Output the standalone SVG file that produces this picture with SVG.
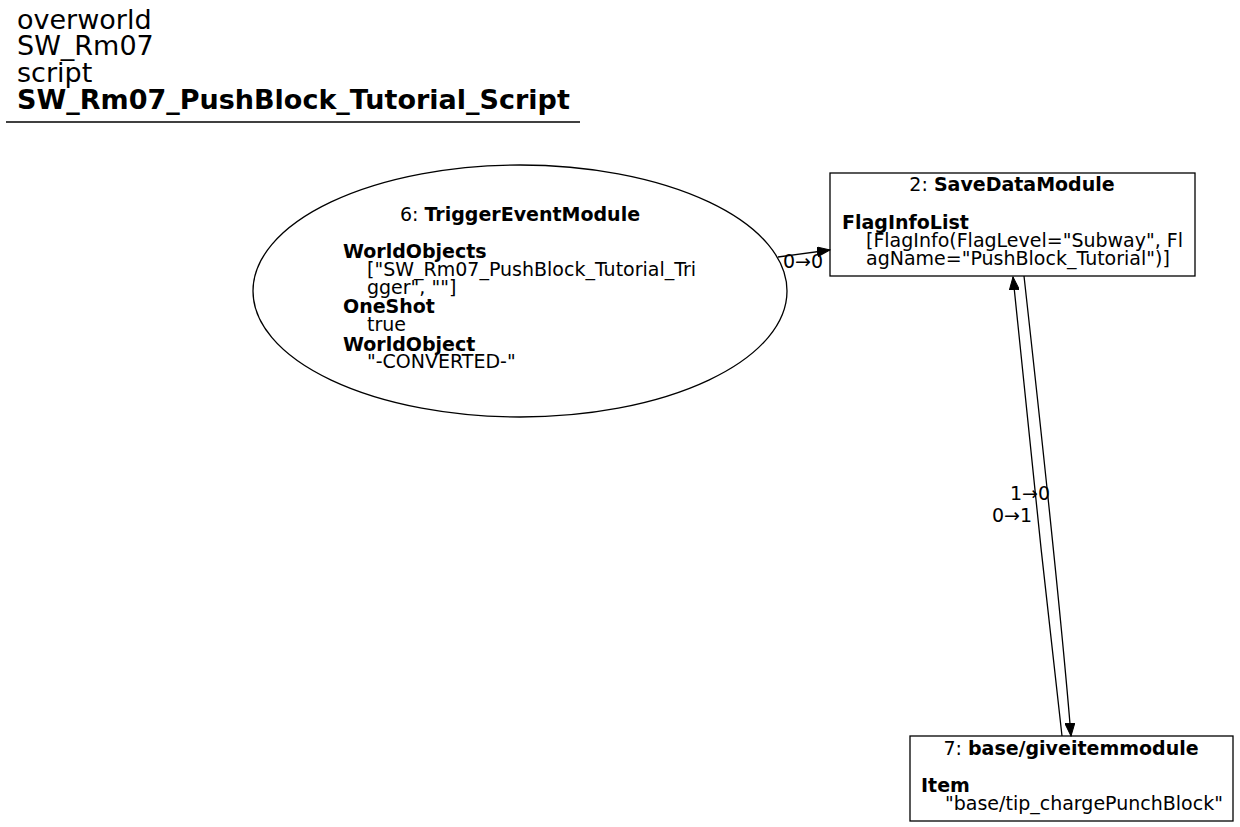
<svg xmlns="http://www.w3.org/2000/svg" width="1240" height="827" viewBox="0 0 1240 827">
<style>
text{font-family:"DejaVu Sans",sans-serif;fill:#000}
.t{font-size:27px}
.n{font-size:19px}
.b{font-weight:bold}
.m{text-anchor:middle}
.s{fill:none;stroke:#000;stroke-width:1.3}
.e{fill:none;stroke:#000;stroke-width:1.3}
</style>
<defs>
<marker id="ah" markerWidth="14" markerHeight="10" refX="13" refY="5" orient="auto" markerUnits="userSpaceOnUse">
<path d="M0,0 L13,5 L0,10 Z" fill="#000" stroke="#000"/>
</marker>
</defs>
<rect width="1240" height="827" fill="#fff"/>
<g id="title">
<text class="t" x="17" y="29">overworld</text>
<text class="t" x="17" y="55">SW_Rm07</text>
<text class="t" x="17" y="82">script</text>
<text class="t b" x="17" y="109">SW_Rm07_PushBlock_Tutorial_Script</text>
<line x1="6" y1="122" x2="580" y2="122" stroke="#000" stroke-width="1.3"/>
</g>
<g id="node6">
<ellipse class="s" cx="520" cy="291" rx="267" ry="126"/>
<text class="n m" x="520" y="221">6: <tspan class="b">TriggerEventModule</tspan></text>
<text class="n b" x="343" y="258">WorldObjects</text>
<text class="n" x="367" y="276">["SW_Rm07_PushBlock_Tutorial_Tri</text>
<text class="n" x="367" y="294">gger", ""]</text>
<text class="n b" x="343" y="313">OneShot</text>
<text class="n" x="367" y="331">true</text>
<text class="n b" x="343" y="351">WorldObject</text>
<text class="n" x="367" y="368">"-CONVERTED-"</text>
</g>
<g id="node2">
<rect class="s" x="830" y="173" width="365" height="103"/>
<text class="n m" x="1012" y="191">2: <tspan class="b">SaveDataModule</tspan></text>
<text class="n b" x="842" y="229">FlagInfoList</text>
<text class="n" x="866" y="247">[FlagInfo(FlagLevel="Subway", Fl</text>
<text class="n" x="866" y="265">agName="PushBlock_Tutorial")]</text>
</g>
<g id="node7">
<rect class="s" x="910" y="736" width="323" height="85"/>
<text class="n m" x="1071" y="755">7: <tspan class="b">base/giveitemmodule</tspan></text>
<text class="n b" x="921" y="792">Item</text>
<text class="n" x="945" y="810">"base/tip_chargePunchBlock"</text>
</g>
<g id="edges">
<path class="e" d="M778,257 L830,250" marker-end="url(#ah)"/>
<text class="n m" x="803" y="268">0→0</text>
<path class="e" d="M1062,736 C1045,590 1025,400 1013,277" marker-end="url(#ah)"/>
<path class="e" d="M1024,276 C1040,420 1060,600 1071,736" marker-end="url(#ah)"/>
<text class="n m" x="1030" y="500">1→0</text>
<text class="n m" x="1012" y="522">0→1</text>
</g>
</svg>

Given problem -
Write out the full set of lines verbatim, without the pictures.

Answer in full -
Output the standalone SVG file that produces this picture with SVG.
<svg xmlns="http://www.w3.org/2000/svg" width="1240" height="827" viewBox="0 0 1240 827">
<style>
text{font-family:"DejaVu Sans",sans-serif;fill:#000}
.t{font-size:27px}
.n{font-size:19px}
.b{font-weight:bold}
.m{text-anchor:middle}
.s{fill:none;stroke:#000;stroke-width:1.3}
.e{fill:none;stroke:#000;stroke-width:1.3}
</style>
<defs>
<marker id="ah" markerWidth="14" markerHeight="10" refX="13" refY="5" orient="auto" markerUnits="userSpaceOnUse">
<path d="M0,0 L13,5 L0,10 Z" fill="#000" stroke="#000"/>
</marker>
</defs>
<rect width="1240" height="827" fill="#fff"/>
<g id="title">
<text class="t" x="17" y="29">overworld</text>
<text class="t" x="17" y="55">SW_Rm07</text>
<text class="t" x="17" y="82">script</text>
<text class="t b" x="17" y="109">SW_Rm07_PushBlock_Tutorial_Script</text>
<line x1="6" y1="122" x2="580" y2="122" stroke="#000" stroke-width="1.3"/>
</g>
<g id="node6">
<ellipse class="s" cx="520" cy="291" rx="267" ry="126"/>
<text class="n m" x="520" y="221">6: <tspan class="b">TriggerEventModule</tspan></text>
<text class="n b" x="343" y="258">WorldObjects</text>
<text class="n" x="367" y="276">["SW_Rm07_PushBlock_Tutorial_Tri</text>
<text class="n" x="367" y="294">gger", ""]</text>
<text class="n b" x="343" y="313">OneShot</text>
<text class="n" x="367" y="331">true</text>
<text class="n b" x="343" y="351">WorldObject</text>
<text class="n" x="367" y="368">"-CONVERTED-"</text>
</g>
<g id="node2">
<rect class="s" x="830" y="173" width="365" height="103"/>
<text class="n m" x="1012" y="191">2: <tspan class="b">SaveDataModule</tspan></text>
<text class="n b" x="842" y="229">FlagInfoList</text>
<text class="n" x="866" y="247">[FlagInfo(FlagLevel="Subway", Fl</text>
<text class="n" x="866" y="265">agName="PushBlock_Tutorial")]</text>
</g>
<g id="node7">
<rect class="s" x="910" y="736" width="323" height="85"/>
<text class="n m" x="1071" y="755">7: <tspan class="b">base/giveitemmodule</tspan></text>
<text class="n b" x="921" y="792">Item</text>
<text class="n" x="945" y="810">"base/tip_chargePunchBlock"</text>
</g>
<g id="edges">
<path class="e" d="M778,257 L830,250" marker-end="url(#ah)"/>
<text class="n m" x="803" y="268">0→0</text>
<path class="e" d="M1062,736 C1045,590 1025,400 1013,277" marker-end="url(#ah)"/>
<path class="e" d="M1024,276 C1040,420 1060,600 1071,736" marker-end="url(#ah)"/>
<text class="n m" x="1030" y="500">1→0</text>
<text class="n m" x="1012" y="522">0→1</text>
</g>
</svg>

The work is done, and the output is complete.